Adaptations

Being a parasite that is transmitted from one species to another, 

the environment around B. burgdorferi is not stable. 

Upon entering the host body, 

it must adapt to many environmental changes that it encounters as quickly as possible. 

Luckily for this pathogenic species, 

B. burgdorferi is capable of adjusting to different immune systems of different hosts.

One of the ways it does so is 

by changing its gene expression. 

Changes in its surroundings are detected by B. burgdorferi’s outer cell wall and are responded to with regulations of specific genes that would benefit the bacterium.

Fig.7. Illustration of
Prokaryotic Chromosome

Another key factor B. burgdorferi has that is advantageous to its adaptation is its high number of linear, and uncoiled, plasmids as opposed to the typical circular plasmids in bacteria. 

A plasmid is a DNA molecule, separate from the chromosomal DNA, carrying genes that aid in the survival of the organism, such as the antibiotic-resistant DNA. 

These plasmids contain duplicated genes, which allow the changes in the bacterium’s protein sequence to occur.

To counteract the different conditions found in different hosts, 

such as the temperature and acidic levels, 

B. burgdorferi produces specialized outer surface lipoproteins. 

An example of such proteins include heat shock proteins which assist in changes in temperature, as well as in preservation of the bacterium’s molecular structure in changing environment.

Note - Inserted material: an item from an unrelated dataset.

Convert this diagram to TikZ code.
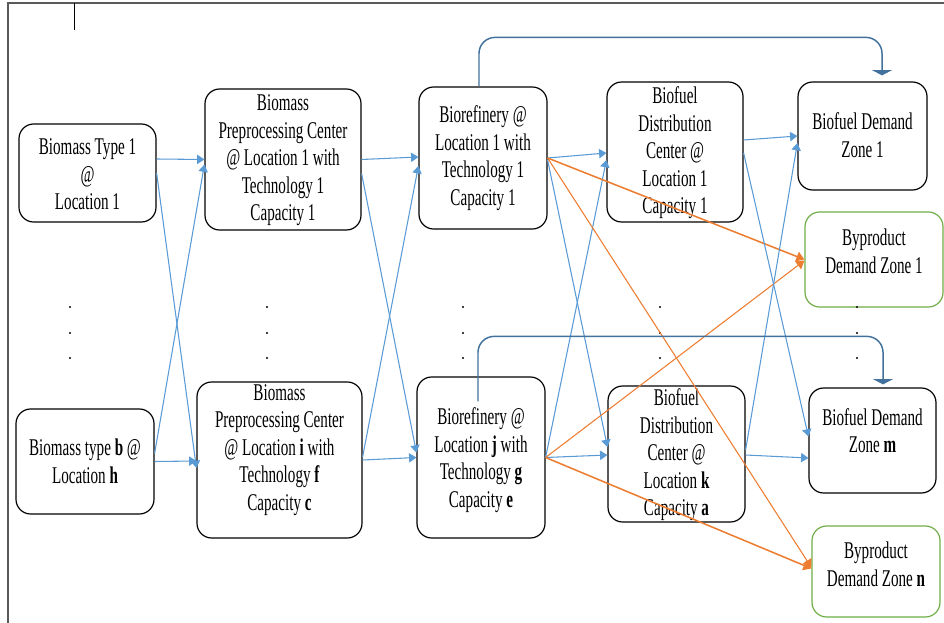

A certain type of lipid protein, Osps, helps the bacterium to establish colonies of itself within the host. 

OspA allows this endoparasite to remain in the tick’s gut as it feeds on the blood of another organism. 

Fig.8. OspA and OspC

OspA is crucial as it prevents the bacterium to be injected along with the blood. 

Decreasing the amount of OspA allows the bacterium to detach from the gut to flow into the tick’s salivary glands, with the help of another protein called OspC.

B. burgdorferi bacterium attaches itself to immunosuppressive proteins in the tick’s saliva that reduce the activation of the host’s immune system.

This helps the bacterium to invade the mammalian hosts that the ticks feed on.

Fig.9. "Entry of Borrelia in circulation and different tissue, induction of immuno-suppression with tick salivary protien, activation of the inflammatory and fibrinolytic systmes, and breaking the blood brain abrrier, which allows invasion of the CNS, resulting in neuroborreliosis."



Perhaps the most unique and significant advantage the bacteria in the genus Borrelia have against other bacteria are their lack of iron. 

The immune systems of hosts attempt to destroy the foreign invaders by depriving them of iron. 

However since these pathogens’ need for iron is already eliminated, they are able to bypass the defense system much more easily than others in different genera.

B. burgdorferi’s abilities to adapt to variety of environments and to protect itself from the hosts’ immune systems greatly contribute to its invasion efficiency.